Ordered that the judgment is affirmed, with costs.

The petitioner is the owner of certain real property in Suffolk County and a building thereon (hereinafter the premises). The petitioner claimed tax exemptions pursuant to RPTL 485-b due to the industrial nature of the premises. However, certain of these exemptions were denied by the appellants based on the fact that both the Town of Islip and the local school board had "opted out” of the exemptions granted by RPTL 485-b, as permitted pursuant to RPTL 485-b (7). The petitioner argued that these "opt-outs” were ineffective as against it because the premises were "in the course of construction” when such actions were taken. Therefore, the premises were "grandfathered” into the provisions of RPTL 485-b pursuant to RPTL 485-b (7). The Supreme Court agreed.

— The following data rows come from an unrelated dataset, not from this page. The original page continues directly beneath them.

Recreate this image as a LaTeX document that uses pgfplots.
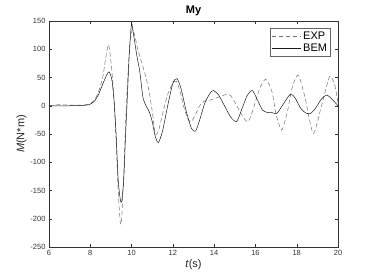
\documentclass[border=0pt]{standalone}
\usepackage{pgfplots}
\pgfplotsset{compat=1.18}
\usepackage{fontspec}
\setmainfont{Liberation Sans}
\begin{document}
\begin{tikzpicture}[x=1pt,y=1pt]
\begin{axis}[
  scale only axis,
  width=289pt, height=226pt,
  xmin=6, xmax=20, ymin=-250, ymax=150,
  xtick={6,8,...,20}, ytick={-250,-200,...,150},
  tick align=inside,
  major tick length=3pt,
  axis line style={black!80, line width=0.4pt},
  every tick/.style={black!80, line width=0.4pt},
  tick label style={font=\fontsize{7.5}{8}\selectfont, text=black!80},
  /pgf/number format/assume math mode=true,
  title={\bfseries My},
  title style={font=\fontsize{11}{12}\selectfont, yshift=-4pt},
  xlabel={\textit{t}(s)},
  ylabel={\textit{M}(N*m)},
  label style={font=\fontsize{11}{12}\selectfont, text=black!85},
  xlabel style={yshift=3pt},
  ylabel style={yshift=-3pt},
  legend style={at={(0.975,0.97)}, anchor=north east, draw=black!60, font=\fontsize{11}{12}\selectfont, inner sep=1.5pt, row sep=-1pt, legend cell align=left},
  legend image code/.code={\draw[#1] (0pt,0pt) -- (29pt,0pt);},
]
\coordinate (ll) at (rel axis cs:0,0);
\coordinate (ur) at (rel axis cs:1,1);
\addplot[smooth, tension=0.4, black!55, dash pattern=on 4.5pt off 2.5pt, line width=0.5pt] coordinates {
(6.0,0) (6.5,2) (7.0,1) (7.5,1) (7.8,2) (8.0,4) (8.2,10) (8.4,25) (8.6,50) (8.75,85) (8.87,108) (8.95,95) (9.05,60) (9.15,10) (9.25,-60) (9.35,-150) (9.45,-205) (9.5,-208) (9.55,-180) (9.62,-120) (9.7,-40) (9.8,40) (9.9,100) (10.0,130) (10.05,135) (10.15,125) (10.3,100) (10.5,75) (10.7,50) (10.85,25) (11.0,-10) (11.15,-50) (11.3,-45) (11.5,-15) (11.75,20) (12.0,40) (12.17,43) (12.35,25) (12.55,-5) (12.75,-25) (12.9,-28) (13.1,-15) (13.3,0) (13.5,8) (13.8,10) (14.2,15) (14.6,20) (14.8,18) (15.1,0) (15.4,-20) (15.65,-28) (15.9,-5) (16.2,30) (16.5,47) (16.8,25) (17.0,-15) (17.27,-43) (17.55,-10) (17.8,35) (18.08,54) (18.4,15) (18.8,-49) (19.2,0) (19.6,52) (19.85,35) (20.0,5)
};
\addlegendentry{EXP}
\addplot[smooth, tension=0.4, black!90, line width=0.5pt] coordinates {
(6.0,0) (7.0,0) (7.8,1) (8.0,3) (8.2,8) (8.4,20) (8.6,38) (8.8,55) (8.92,60) (9.05,45) (9.15,10) (9.25,-50) (9.35,-130) (9.45,-165) (9.52,-170) (9.62,-130) (9.7,-60) (9.8,20) (9.9,100) (10.0,145) (10.1,125) (10.25,90) (10.4,60) (10.55,15) (10.7,0) (10.85,-10) (11.0,-28) (11.15,-55) (11.3,-65) (11.5,-45) (11.75,0) (12.0,40) (12.2,48) (12.4,30) (12.65,-10) (12.9,-40) (13.1,-45) (13.3,-25) (13.55,5) (13.8,22) (13.96,27) (14.2,20) (14.5,0) (14.8,-20) (15.09,-28) (15.35,-5) (15.6,18) (15.85,27) (16.1,10) (16.35,-8) (16.6,-12) (16.8,-12) (17.03,-14) (17.3,0) (17.68,20) (17.9,15) (18.2,-5) (18.45,-13) (18.65,-14) (18.9,-5) (19.2,12) (19.45,19) (19.7,12) (20.0,0)
};
\addlegendentry{BEM}
\end{axis}
\pgfresetboundingbox
\path[use as bounding box] ([shift={(-49pt,-33pt)}]ll) rectangle ([shift={(36pt,21pt)}]ur);
\end{tikzpicture}
\end{document}
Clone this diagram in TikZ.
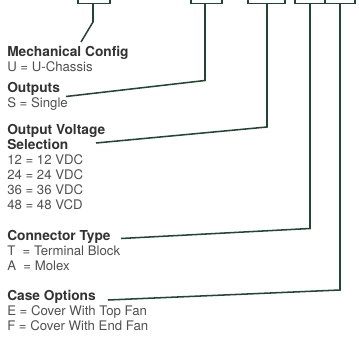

Contrary to the appellants’ assertions on appeal, the Supreme Court did not err when it considered evidence not before the Town Assessor (see, Matter of Grossman v Rankin, 43 NY2d 493, 503; Alexander, Practice Commentaries, McKinney’s Cons Laws of NY, Book 7B, CPLR C7801:3, at 30; cf., Matter of Watchtower Bible & Tract Socy. v Lewisohn, 35 NY2d 92; Matter of Gramercy N. Assocs. v Biderman, 169 AD2d 345; Matter of Chasco Co. v Musiello, 153 AD2d 681). Thus, as no competent evidence contradicts the nonhearsay affidavit submitted by the petitioner revealing that the concrete foundation to the premises had been poured before the date of the "opt-out” by either the Town of Islip or the local school board, the Supreme Court did not err when it held that the premises were "in the course of construction” on the relevant date and unaffected for purposes of RPTL 485-b by these latter "opt-outs”. Further, because the pouring of the foundation constituted introduction of "materials foreign to the soil” (see, Matter of Sutton-53rd Corp. v Tax Commn., 7 NY2d 416; Matter of (Gramercy N. Assocs. v Biderman, 169 AD2d 345, supra), we do not reach the issue of whether this Court will adopt the standard enunciated in Black Riv. Ltd. *522Partnership v Astafan (185 AD2d 687). Sullivan, J. P., Lawrence, Pizzuto and Friedmann, JJ., concur.